(begin)

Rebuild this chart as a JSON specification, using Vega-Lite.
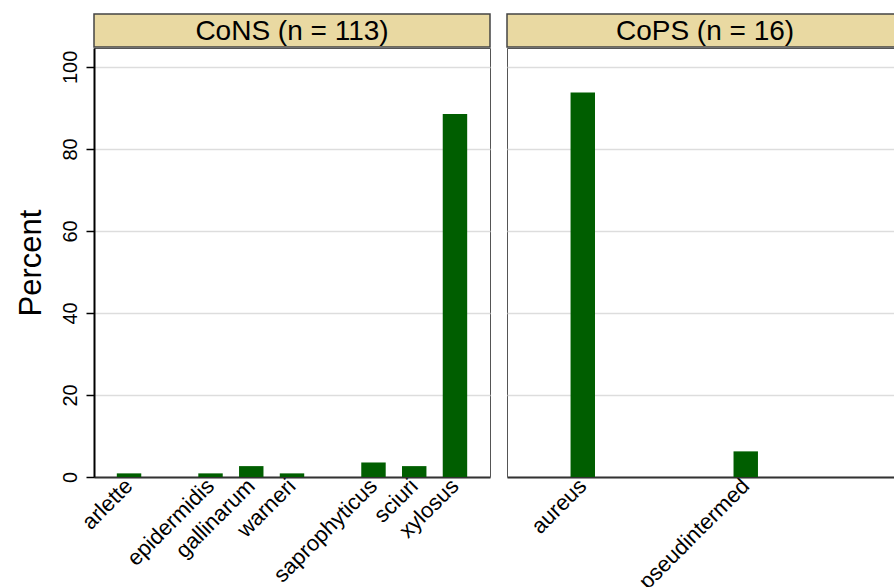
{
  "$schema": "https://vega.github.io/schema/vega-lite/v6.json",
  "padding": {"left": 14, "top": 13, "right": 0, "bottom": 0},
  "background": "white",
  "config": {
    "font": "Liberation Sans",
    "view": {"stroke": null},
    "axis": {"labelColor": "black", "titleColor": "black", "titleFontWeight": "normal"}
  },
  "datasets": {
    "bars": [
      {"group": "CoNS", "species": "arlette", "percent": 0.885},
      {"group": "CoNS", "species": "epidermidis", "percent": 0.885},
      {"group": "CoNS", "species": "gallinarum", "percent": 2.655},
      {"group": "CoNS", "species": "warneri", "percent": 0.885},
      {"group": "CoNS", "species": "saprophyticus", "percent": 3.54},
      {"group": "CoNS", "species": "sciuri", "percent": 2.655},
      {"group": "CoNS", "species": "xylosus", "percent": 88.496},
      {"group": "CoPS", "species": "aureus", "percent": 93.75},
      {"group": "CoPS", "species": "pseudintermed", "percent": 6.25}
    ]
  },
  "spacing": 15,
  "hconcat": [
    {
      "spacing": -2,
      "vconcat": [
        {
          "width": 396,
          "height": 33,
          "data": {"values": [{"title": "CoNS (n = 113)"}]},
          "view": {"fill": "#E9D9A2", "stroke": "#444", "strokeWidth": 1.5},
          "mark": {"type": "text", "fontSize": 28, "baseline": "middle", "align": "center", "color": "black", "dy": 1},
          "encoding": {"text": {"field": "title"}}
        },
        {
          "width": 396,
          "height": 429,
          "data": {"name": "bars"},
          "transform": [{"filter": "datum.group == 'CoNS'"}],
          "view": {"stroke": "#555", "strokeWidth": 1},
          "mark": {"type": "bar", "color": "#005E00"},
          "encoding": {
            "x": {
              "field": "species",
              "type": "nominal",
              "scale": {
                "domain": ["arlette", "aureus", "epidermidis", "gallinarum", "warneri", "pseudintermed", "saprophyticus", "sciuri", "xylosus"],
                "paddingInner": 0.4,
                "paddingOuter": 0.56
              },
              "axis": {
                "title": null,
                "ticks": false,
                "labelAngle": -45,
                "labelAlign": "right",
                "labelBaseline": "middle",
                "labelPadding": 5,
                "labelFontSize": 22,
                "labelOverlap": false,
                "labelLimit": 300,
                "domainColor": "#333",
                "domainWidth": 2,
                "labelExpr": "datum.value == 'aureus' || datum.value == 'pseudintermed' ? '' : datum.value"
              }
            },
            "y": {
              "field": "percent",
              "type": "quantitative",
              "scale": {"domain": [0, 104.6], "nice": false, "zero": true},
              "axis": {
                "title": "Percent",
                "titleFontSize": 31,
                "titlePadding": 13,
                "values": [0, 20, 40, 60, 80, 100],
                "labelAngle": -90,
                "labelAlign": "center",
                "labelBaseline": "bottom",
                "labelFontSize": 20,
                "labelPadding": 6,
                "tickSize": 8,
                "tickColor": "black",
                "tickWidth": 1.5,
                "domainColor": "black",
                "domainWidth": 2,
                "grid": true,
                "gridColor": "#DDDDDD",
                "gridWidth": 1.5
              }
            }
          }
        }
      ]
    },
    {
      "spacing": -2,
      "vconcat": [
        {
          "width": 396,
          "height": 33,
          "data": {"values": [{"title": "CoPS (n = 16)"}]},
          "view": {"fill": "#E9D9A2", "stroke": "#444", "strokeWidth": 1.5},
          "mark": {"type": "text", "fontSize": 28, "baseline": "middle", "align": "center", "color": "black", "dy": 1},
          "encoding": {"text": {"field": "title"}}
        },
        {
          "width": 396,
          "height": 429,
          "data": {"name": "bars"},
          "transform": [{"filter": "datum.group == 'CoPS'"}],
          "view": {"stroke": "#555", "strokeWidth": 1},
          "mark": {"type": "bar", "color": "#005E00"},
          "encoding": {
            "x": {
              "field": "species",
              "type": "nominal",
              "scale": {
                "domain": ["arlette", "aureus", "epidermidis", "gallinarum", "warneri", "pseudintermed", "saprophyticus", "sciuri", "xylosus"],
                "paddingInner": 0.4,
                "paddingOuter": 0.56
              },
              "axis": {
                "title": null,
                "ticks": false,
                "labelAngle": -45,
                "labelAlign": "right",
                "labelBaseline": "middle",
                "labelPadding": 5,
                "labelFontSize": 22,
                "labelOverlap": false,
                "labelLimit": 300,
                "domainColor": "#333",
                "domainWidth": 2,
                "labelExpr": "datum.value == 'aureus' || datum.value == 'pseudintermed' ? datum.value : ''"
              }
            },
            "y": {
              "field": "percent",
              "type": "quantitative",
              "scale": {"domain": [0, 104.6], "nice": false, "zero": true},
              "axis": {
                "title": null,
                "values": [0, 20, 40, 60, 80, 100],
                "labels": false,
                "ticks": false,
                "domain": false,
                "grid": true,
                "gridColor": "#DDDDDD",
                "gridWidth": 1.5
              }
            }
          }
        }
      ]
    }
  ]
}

(end)

What the exercise asks
All the lines above are to be given again exactly as they read, with the pictures removed.

Response
Rebuild this chart as a JSON specification, using Vega-Lite.
{
  "$schema": "https://vega.github.io/schema/vega-lite/v6.json",
  "padding": {"left": 14, "top": 13, "right": 0, "bottom": 0},
  "background": "white",
  "config": {
    "font": "Liberation Sans",
    "view": {"stroke": null},
    "axis": {"labelColor": "black", "titleColor": "black", "titleFontWeight": "normal"}
  },
  "datasets": {
    "bars": [
      {"group": "CoNS", "species": "arlette", "percent": 0.885},
      {"group": "CoNS", "species": "epidermidis", "percent": 0.885},
      {"group": "CoNS", "species": "gallinarum", "percent": 2.655},
      {"group": "CoNS", "species": "warneri", "percent": 0.885},
      {"group": "CoNS", "species": "saprophyticus", "percent": 3.54},
      {"group": "CoNS", "species": "sciuri", "percent": 2.655},
      {"group": "CoNS", "species": "xylosus", "percent": 88.496},
      {"group": "CoPS", "species": "aureus", "percent": 93.75},
      {"group": "CoPS", "species": "pseudintermed", "percent": 6.25}
    ]
  },
  "spacing": 15,
  "hconcat": [
    {
      "spacing": -2,
      "vconcat": [
        {
          "width": 396,
          "height": 33,
          "data": {"values": [{"title": "CoNS (n = 113)"}]},
          "view": {"fill": "#E9D9A2", "stroke": "#444", "strokeWidth": 1.5},
          "mark": {"type": "text", "fontSize": 28, "baseline": "middle", "align": "center", "color": "black", "dy": 1},
          "encoding": {"text": {"field": "title"}}
        },
        {
          "width": 396,
          "height": 429,
          "data": {"name": "bars"},
          "transform": [{"filter": "datum.group == 'CoNS'"}],
          "view": {"stroke": "#555", "strokeWidth": 1},
          "mark": {"type": "bar", "color": "#005E00"},
          "encoding": {
            "x": {
              "field": "species",
              "type": "nominal",
              "scale": {
                "domain": ["arlette", "aureus", "epidermidis", "gallinarum", "warneri", "pseudintermed", "saprophyticus", "sciuri", "xylosus"],
                "paddingInner": 0.4,
                "paddingOuter": 0.56
              },
              "axis": {
                "title": null,
                "ticks": false,
                "labelAngle": -45,
                "labelAlign": "right",
                "labelBaseline": "middle",
                "labelPadding": 5,
                "labelFontSize": 22,
                "labelOverlap": false,
                "labelLimit": 300,
                "domainColor": "#333",
                "domainWidth": 2,
                "labelExpr": "datum.value == 'aureus' || datum.value == 'pseudintermed' ? '' : datum.value"
              }
            },
            "y": {
              "field": "percent",
              "type": "quantitative",
              "scale": {"domain": [0, 104.6], "nice": false, "zero": true},
              "axis": {
                "title": "Percent",
                "titleFontSize": 31,
                "titlePadding": 13,
                "values": [0, 20, 40, 60, 80, 100],
                "labelAngle": -90,
                "labelAlign": "center",
                "labelBaseline": "bottom",
                "labelFontSize": 20,
                "labelPadding": 6,
                "tickSize": 8,
                "tickColor": "black",
                "tickWidth": 1.5,
                "domainColor": "black",
                "domainWidth": 2,
                "grid": true,
                "gridColor": "#DDDDDD",
                "gridWidth": 1.5
              }
            }
          }
        }
      ]
    },
    {
      "spacing": -2,
      "vconcat": [
        {
          "width": 396,
          "height": 33,
          "data": {"values": [{"title": "CoPS (n = 16)"}]},
          "view": {"fill": "#E9D9A2", "stroke": "#444", "strokeWidth": 1.5},
          "mark": {"type": "text", "fontSize": 28, "baseline": "middle", "align": "center", "color": "black", "dy": 1},
          "encoding": {"text": {"field": "title"}}
        },
        {
          "width": 396,
          "height": 429,
          "data": {"name": "bars"},
          "transform": [{"filter": "datum.group == 'CoPS'"}],
          "view": {"stroke": "#555", "strokeWidth": 1},
          "mark": {"type": "bar", "color": "#005E00"},
          "encoding": {
            "x": {
              "field": "species",
              "type": "nominal",
              "scale": {
                "domain": ["arlette", "aureus", "epidermidis", "gallinarum", "warneri", "pseudintermed", "saprophyticus", "sciuri", "xylosus"],
                "paddingInner": 0.4,
                "paddingOuter": 0.56
              },
              "axis": {
                "title": null,
                "ticks": false,
                "labelAngle": -45,
                "labelAlign": "right",
                "labelBaseline": "middle",
                "labelPadding": 5,
                "labelFontSize": 22,
                "labelOverlap": false,
                "labelLimit": 300,
                "domainColor": "#333",
                "domainWidth": 2,
                "labelExpr": "datum.value == 'aureus' || datum.value == 'pseudintermed' ? datum.value : ''"
              }
            },
            "y": {
              "field": "percent",
              "type": "quantitative",
              "scale": {"domain": [0, 104.6], "nice": false, "zero": true},
              "axis": {
                "title": null,
                "values": [0, 20, 40, 60, 80, 100],
                "labels": false,
                "ticks": false,
                "domain": false,
                "grid": true,
                "gridColor": "#DDDDDD",
                "gridWidth": 1.5
              }
            }
          }
        }
      ]
    }
  ]
}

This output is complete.